Unfortunately, at that first meeting owners are usually too bamboozled by bulldust and bombarded with conflicting information to know what they are agreeing to and, as a result, often bad and costly decisions are made.

What kind of contracts are we talking about? It could be for a residential building manager who may have paid millions to the developer (NB: not the owners) to get the rights to look after your building for the next 10 years.

Residential managers can be a good thing in some buildings but not if the contracts have no performance guarantees, no reasonable exit clauses or limits on their fees. And it's not just residential managers. Contracts for external building managers, strata managers, cleaning services, security and maintenance all need to be scrutinised before the first AGM.

Does that happen?
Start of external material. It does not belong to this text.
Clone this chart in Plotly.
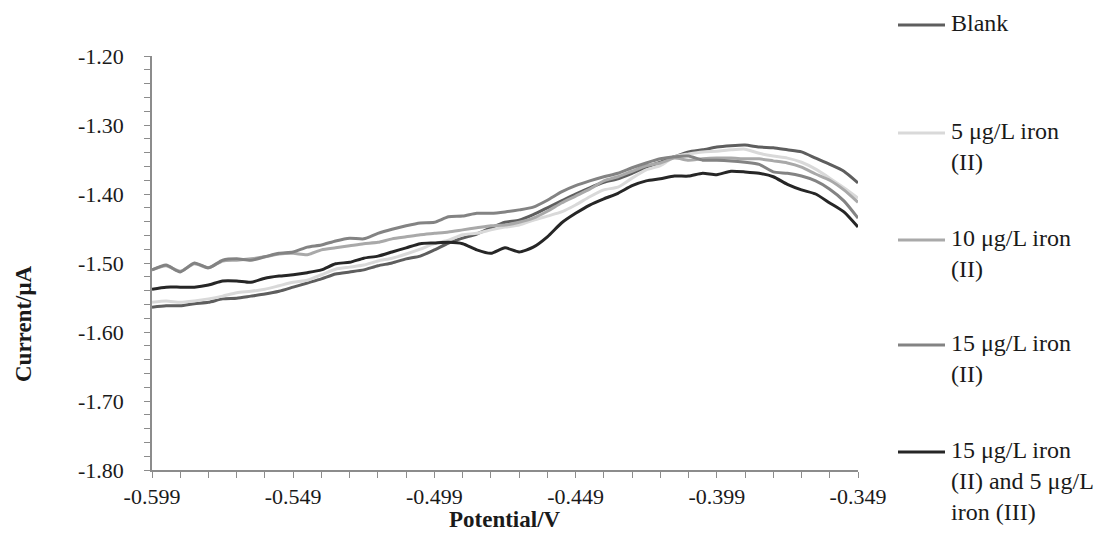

Rarely, if ever, and as a result new strata owners risk being ripped off with high fees and poor service and with no legal way out. The Consumer, Trader and Tenancy Tribunal is supposed to protect uninformed, innocent people from the more craven abuses but it will almost always uphold the contract, regardless of how dodgy it is.

Common sense dictates there should be a two-year limit on initial contracts. That way everyone could make informed choices and service providers could prove their worth. That won't happen any time soon.

A group of new owners could share the cost of a lawyer to go through all the contracts before the initial AGM but who's going to bring them together? Until then, owners are very much on their own.